Institute, WCTC Part Ways
PEWAUKEE, WI—The relationship between the Institute for Graphics and Imaging (IGI) and the Waukesha County Technical College (WCTC) has apparently ended. The IGI's board voted to end its agreement with the college effective immediately, the Milwaukee Journal Sentinel reported. Tim Burton, who heads the IGI's board of directors, told the paper that it was not known if the institute would be revived elsewhere. During 2009, nearly three-quarters of the 40 scheduled seminars were cancelled due to a lack of attendance.
Cohber Adds Landmark Press
ROCHESTER, NY—Cohber Press, a full-service printing and marketing communications company based here, is the first customer in North America to install the new Kodak NexPress SE3600 digital color production press. Cohber Press' purchase of the NexPress SE3600 enables Cohber to increase volume in both static and variable data printing, while managing its expenses.
PIA Seeks Legislative Relief
WASHINGTON, DC—The Printing Industries of America has formally petitioned the U.S. Consumer Product Safety Commission (CPSC), requesting an extension of the current stay of enforcement for certain testing and certification requirements for children's books and printed materials mandated in the Consumer Product Safety Improvement Act (CPSIA). The CPSC delayed full implementation of the act for one year due to a lack of regulatory and enforcement guidelines.
RR Donnelley Gets Extension
CHICAGO—RR Donnelley has reached agreement on a $100 million, multi-year extension with Verizon Wireless. Under the terms of the deal, RR Donnelley will use its proprietary variable digital imaging capabilities to produce, finish and mail consumer and commercial statements.

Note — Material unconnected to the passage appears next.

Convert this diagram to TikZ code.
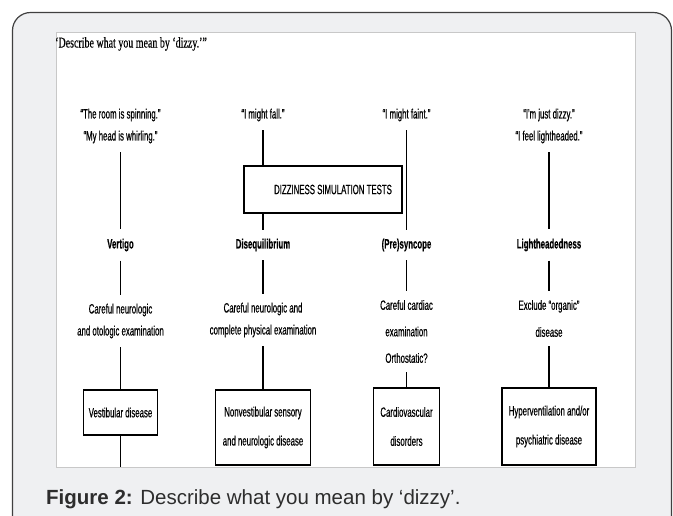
\documentclass[tikz,border=0pt]{standalone}
\usepackage{fontspec}
\setmainfont{Liberation Sans}
\newfontfamily\narrowfont[FakeStretch=0.58, FakeBold=0.4]{Liberation Sans}
\newfontfamily\titlefont[FakeStretch=0.665, FakeBold=0.3]{Liberation Serif}
\usetikzlibrary{backgrounds}

\definecolor{cardgray}{RGB}{239,240,242}
\definecolor{cardline}{RGB}{64,64,64}
\definecolor{panelline}{RGB}{200,200,200}
\definecolor{captext}{RGB}{45,45,45}

\begin{document}
\begin{tikzpicture}[x=1pt,y=-1pt]

	\tikzstyle{said}  = [font=\narrowfont\fontsize{13.5}{22}\selectfont, align=center, inner xsep=2pt, inner ysep=9pt]
	\tikzstyle{kind}  = [said, font=\narrowfont\fontsize{13.5}{22}\selectfont\bfseries]
	\tikzstyle{exam}  = [said]
	\tikzstyle{dx}    = [rectangle, draw=black, line width=1.7pt, font=\narrowfont\fontsize{13.5}{22}\selectfont, align=center, inner sep=2pt]
	\tikzstyle{test}  = [dx, line width=2.2pt, minimum height=47pt, minimum width=158pt]
	\tikzstyle{link}  = [line width=1.3pt]

	\useasboundingbox (0,0) rectangle (673,515);

	\node [anchor=base west, inner sep=0, font=\titlefont\fontsize{15}{17}\selectfont] (title) at (55,47.5) {‘Describe what you mean by ‘dizzy.’”};

	\node [said] (spin)  at (120.5,126) {“The room is spinning.”\\“My head is whirling.”};
	\node [said] (fall)  at (263,115)   {“I might fall.”};
	\node [said] (faint) at (406.5,115) {“I might faint.”};
	\node [said] (dizzy) at (549,126)   {“I'm just dizzy.”\\“I feel lightheaded.”};

	\node [test] (sim) at (323,189.5) {\hspace*{20pt}DIZZINESS SIMULATION TESTS};

	\node [kind] (vertigo) at (120.5,245) {Vertigo};
	\node [kind] (diseq)   at (263,245)   {Disequilibrium};
	\node [kind] (presync) at (406.5,245) {(Pre)syncope};
	\node [kind] (light)   at (549,245)   {Lightheadedness};

	\node [exam] (ex1) at (120.5,321) {Careful neurologic\\and otologic examination};
	\node [exam] (ex2) at (263,320)   {Careful neurologic and\\complete physical examination};
	\node [exam] (ex3) at (406.5,331.5) {Careful cardiac\\[4.5pt]examination\\[4.5pt]Orthostatic?};
	\node [exam] (ex4) at (549,318.5) {Exclude “organic”\\[5pt]disease};

	\node [dx, minimum width=74pt, minimum height=45pt] (vest)    at (120.5,412.5) {Vestibular disease};
	\node [dx, minimum width=95pt, minimum height=75pt] (nonvest) at (263,427.5)   {Nonvestibular sensory\\[7pt]and neurologic disease};
	\node [dx, minimum width=66pt, minimum height=77pt] (cardio)  at (406.5,426.5) {Cardiovascular\\[7pt]disorders};
	\node [dx, minimum width=94pt, minimum height=77pt] (hyper)   at (549,426.5)   {Hyperventilation and/or\\[7pt]psychiatric disease};

	\coordinate (cut1) at (120.5,467);

	\draw [link] (spin) -- (vertigo) -- (ex1) -- (vest) -- (cut1);
	\draw [link] (fall) -- (fall |- sim.north);
	\draw [link] (sim.south -| diseq) -- (diseq) -- (ex2) -- (nonvest);
	\draw [link] (faint) -- (presync) -- (ex3) -- (cardio);
	\draw [link] (dizzy) -- (light) -- (ex4) -- (hyper);

	\node [anchor=base west, inner sep=0, text=captext, font=\fontsize{20.5}{24}\selectfont] (caption) at (46,504) {\textbf{Figure 2:} Describe what you mean by ‘dizzy’.};

	\begin{pgfonlayer}{background}
		\draw [cardline, fill=cardgray, line width=1.2pt, rounded corners=18pt] (12.5,12.5) rectangle (671.5,535);
		\draw [panelline, fill=white, line width=0.8pt] (56,32) rectangle (635,467);
	\end{pgfonlayer}
\end{tikzpicture}
\end{document}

This technology will also be used to produce customer communications associated with the billing statements for Verizon Wireless.
Nahan Printing Trims Rolls
ST. CLOUD, MN—Nahan Printing cut 15 percent of its workforce, the second time it had reduced staff during 2009, according to the St. Cloud Times. The paper said that Nahan had cut 18 jobs, roughly 3 percent of its staff, last March, which would set the new wave of job losses at about 85. The reductions will be effective this month.